**SUPPLIED DATA:**

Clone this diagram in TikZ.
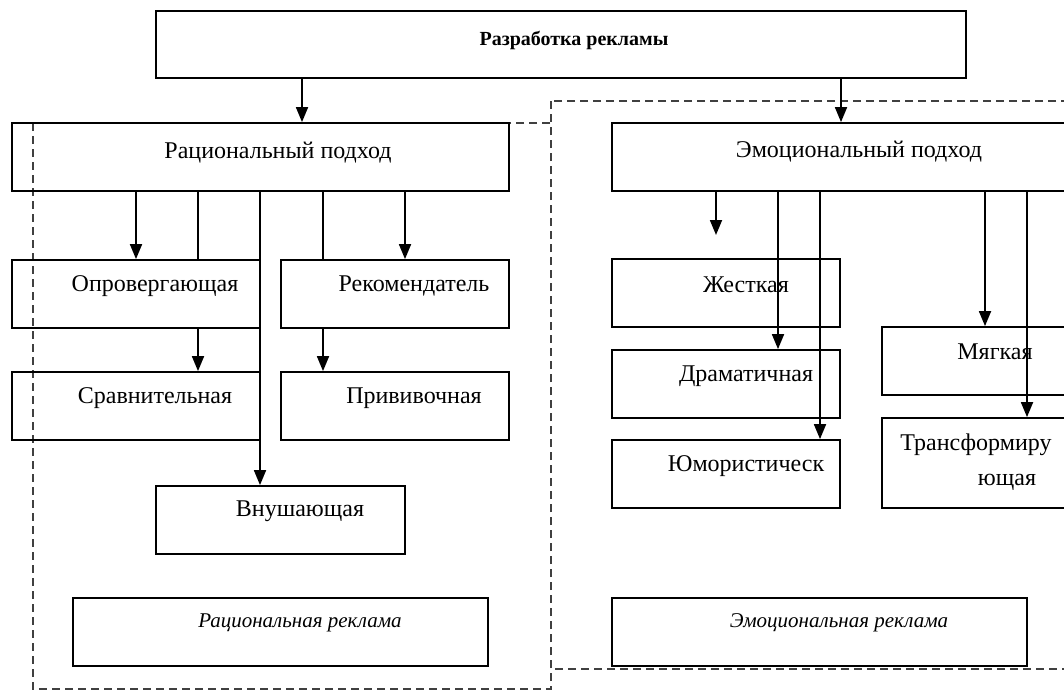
\documentclass[tikz,border=0pt]{standalone}
\usepackage{fontspec}
\setmainfont{Liberation Serif}
\usetikzlibrary{arrows.meta}

\tikzset{
  blok/.style={draw, line width=0.9pt, inner sep=0pt, minimum height=34pt},
  tekst/.style={font=\fontsize{12}{14}\selectfont},
  kursiv/.style={font=\fontsize{10.5}{12}\selectfont\itshape},
  strelka/.style={line width=0.9pt, -{Triangle[length=7.5pt,width=6pt]}},
  liniya/.style={line width=0.9pt},
  ramka/.style={draw=black!75, line width=0.7pt, dash pattern=on 4pt off 2.5pt}
}

\begin{document}
\begin{tikzpicture}[x=0.5pt, y=-0.5pt]
    \useasboundingbox (0,0) rectangle (1064,691);
    \clip (0,0) rectangle (1064,691);

    \draw[ramka] (33,123) rectangle (551,689);
    \draw[ramka] (551,101) rectangle (1100,669);

    \node[blok, minimum width=405pt, minimum height=33.5pt] (razr) at (561,44.5) {};
    \node[font=\fontsize{10}{12}\selectfont\bfseries] (razr-t) at (574,40) {Разработка рекламы};

    \node[blok, minimum width=248.5pt] (rac) at (260.5,157) {};
    \node[tekst] (rac-t) at (278,153) {Рациональный подход};
    \node[blok, minimum width=239pt] (emo) at (851,157) {};
    \node[tekst] (emo-t) at (859,152) {Эмоциональный подход};

    \node[blok, minimum width=124pt] (opr) at (136,294) {};
    \node[tekst] (opr-t) at (155,286) {Опровергающая};
    \node[blok, minimum width=114pt] (rek) at (395,294) {};
    \node[tekst] (rek-t) at (414,286) {Рекомендатель};
    \node[blok, minimum width=124pt] (srav) at (136,406) {};
    \node[tekst] (srav-t) at (155,398) {Сравнительная};
    \node[blok, minimum width=114pt] (priv) at (395,406) {};
    \node[tekst] (priv-t) at (414,398) {Прививочная};
    \node[blok, minimum width=124.5pt] (vnush) at (280.5,520) {};
    \node[tekst] (vnush-t) at (300,511) {Внушающая};
    \node[blok, minimum width=207.5pt] (racr) at (280.5,632) {};
    \node[kursiv] (racr-t) at (300,623) {Рациональная реклама};

    \node[blok, minimum width=114pt] (zhest) at (726,293) {};
    \node[tekst] (zhest-t) at (746,285) {Жесткая};
    \node[blok, minimum width=114pt] (drama) at (726,384) {};
    \node[tekst] (drama-t) at (746,376) {Драматичная};
    \node[blok, minimum width=114pt] (yumor) at (726,474) {};
    \node[tekst] (yumor-t) at (746,466) {Юмористическ};
    \node[blok, minimum width=104pt] (myag) at (986,361) {};
    \node[tekst] (myag-t) at (995,352) {Мягкая};
    \node[blok, minimum width=104pt, minimum height=45pt] (transf) at (986,463) {};
    \node[tekst] (transf-t1) at (976,445) {Трансформиру};
    \node[tekst] (transf-t2) at (1007,482) {ющая};
    \node[blok, minimum width=207.5pt] (emor) at (819.5,632) {};
    \node[kursiv] (emor-t) at (839,623) {Эмоциональная реклама};

    \coordinate (v1) at (302,0);
    \coordinate (v2) at (841,0);
    \draw[strelka] (razr.south -| v1) -- (rac.north -| v1);
    \draw[strelka] (razr.south -| v2) -- (emo.north -| v2);

    \coordinate (r1) at (198,0);
    \coordinate (r2) at (260,0);
    \coordinate (r3) at (323,0);
    \coordinate (r4) at (405,0);
    \draw[strelka] (rac.south -| opr) -- (opr.north);
    \draw[liniya] (rac.south -| r1) -- (opr.north -| r1);
    \draw[strelka] (opr.south -| r1) -- (srav.north -| r1);
    \draw[strelka] (rac.south -| r2) -- (vnush.north -| r2);
    \draw[liniya] (rac.south -| r3) -- (rek.north -| r3);
    \draw[strelka] (rek.south -| r3) -- (priv.north -| r3);
    \draw[strelka] (rac.south -| r4) -- (rek.north -| r4);

    \coordinate (zh-v) at (716,235);
    \coordinate (e1) at (778,0);
    \coordinate (e2) at (820,0);
    \coordinate (e3) at (985,0);
    \coordinate (e4) at (1027,0);
    \draw[strelka] (emo.south -| zh-v) -- (zh-v);
    \draw[strelka] (emo.south -| e1) -- (drama.north -| e1);
    \draw[strelka] (emo.south -| e2) -- (yumor.north -| e2);
    \draw[strelka] (emo.south -| e3) -- (myag.north -| e3);
    \draw[strelka] (emo.south -| e4) -- (transf.north -| e4);
\end{tikzpicture}
\end{document}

**TASK DETAILS:** In the copy, include no pictures; restate the listing above exactly.

**TASK RESPONSE:**
Clone this diagram in TikZ.
\documentclass[tikz,border=0pt]{standalone}
\usepackage{fontspec}
\setmainfont{Liberation Serif}
\usetikzlibrary{arrows.meta}

\tikzset{
  blok/.style={draw, line width=0.9pt, inner sep=0pt, minimum height=34pt},
  tekst/.style={font=\fontsize{12}{14}\selectfont},
  kursiv/.style={font=\fontsize{10.5}{12}\selectfont\itshape},
  strelka/.style={line width=0.9pt, -{Triangle[length=7.5pt,width=6pt]}},
  liniya/.style={line width=0.9pt},
  ramka/.style={draw=black!75, line width=0.7pt, dash pattern=on 4pt off 2.5pt}
}

\begin{document}
\begin{tikzpicture}[x=0.5pt, y=-0.5pt]
    \useasboundingbox (0,0) rectangle (1064,691);
    \clip (0,0) rectangle (1064,691);

    \draw[ramka] (33,123) rectangle (551,689);
    \draw[ramka] (551,101) rectangle (1100,669);

    \node[blok, minimum width=405pt, minimum height=33.5pt] (razr) at (561,44.5) {};
    \node[font=\fontsize{10}{12}\selectfont\bfseries] (razr-t) at (574,40) {Разработка рекламы};

    \node[blok, minimum width=248.5pt] (rac) at (260.5,157) {};
    \node[tekst] (rac-t) at (278,153) {Рациональный подход};
    \node[blok, minimum width=239pt] (emo) at (851,157) {};
    \node[tekst] (emo-t) at (859,152) {Эмоциональный подход};

    \node[blok, minimum width=124pt] (opr) at (136,294) {};
    \node[tekst] (opr-t) at (155,286) {Опровергающая};
    \node[blok, minimum width=114pt] (rek) at (395,294) {};
    \node[tekst] (rek-t) at (414,286) {Рекомендатель};
    \node[blok, minimum width=124pt] (srav) at (136,406) {};
    \node[tekst] (srav-t) at (155,398) {Сравнительная};
    \node[blok, minimum width=114pt] (priv) at (395,406) {};
    \node[tekst] (priv-t) at (414,398) {Прививочная};
    \node[blok, minimum width=124.5pt] (vnush) at (280.5,520) {};
    \node[tekst] (vnush-t) at (300,511) {Внушающая};
    \node[blok, minimum width=207.5pt] (racr) at (280.5,632) {};
    \node[kursiv] (racr-t) at (300,623) {Рациональная реклама};

    \node[blok, minimum width=114pt] (zhest) at (726,293) {};
    \node[tekst] (zhest-t) at (746,285) {Жесткая};
    \node[blok, minimum width=114pt] (drama) at (726,384) {};
    \node[tekst] (drama-t) at (746,376) {Драматичная};
    \node[blok, minimum width=114pt] (yumor) at (726,474) {};
    \node[tekst] (yumor-t) at (746,466) {Юмористическ};
    \node[blok, minimum width=104pt] (myag) at (986,361) {};
    \node[tekst] (myag-t) at (995,352) {Мягкая};
    \node[blok, minimum width=104pt, minimum height=45pt] (transf) at (986,463) {};
    \node[tekst] (transf-t1) at (976,445) {Трансформиру};
    \node[tekst] (transf-t2) at (1007,482) {ющая};
    \node[blok, minimum width=207.5pt] (emor) at (819.5,632) {};
    \node[kursiv] (emor-t) at (839,623) {Эмоциональная реклама};

    \coordinate (v1) at (302,0);
    \coordinate (v2) at (841,0);
    \draw[strelka] (razr.south -| v1) -- (rac.north -| v1);
    \draw[strelka] (razr.south -| v2) -- (emo.north -| v2);

    \coordinate (r1) at (198,0);
    \coordinate (r2) at (260,0);
    \coordinate (r3) at (323,0);
    \coordinate (r4) at (405,0);
    \draw[strelka] (rac.south -| opr) -- (opr.north);
    \draw[liniya] (rac.south -| r1) -- (opr.north -| r1);
    \draw[strelka] (opr.south -| r1) -- (srav.north -| r1);
    \draw[strelka] (rac.south -| r2) -- (vnush.north -| r2);
    \draw[liniya] (rac.south -| r3) -- (rek.north -| r3);
    \draw[strelka] (rek.south -| r3) -- (priv.north -| r3);
    \draw[strelka] (rac.south -| r4) -- (rek.north -| r4);

    \coordinate (zh-v) at (716,235);
    \coordinate (e1) at (778,0);
    \coordinate (e2) at (820,0);
    \coordinate (e3) at (985,0);
    \coordinate (e4) at (1027,0);
    \draw[strelka] (emo.south -| zh-v) -- (zh-v);
    \draw[strelka] (emo.south -| e1) -- (drama.north -| e1);
    \draw[strelka] (emo.south -| e2) -- (yumor.north -| e2);
    \draw[strelka] (emo.south -| e3) -- (myag.north -| e3);
    \draw[strelka] (emo.south -| e4) -- (transf.north -| e4);
\end{tikzpicture}
\end{document}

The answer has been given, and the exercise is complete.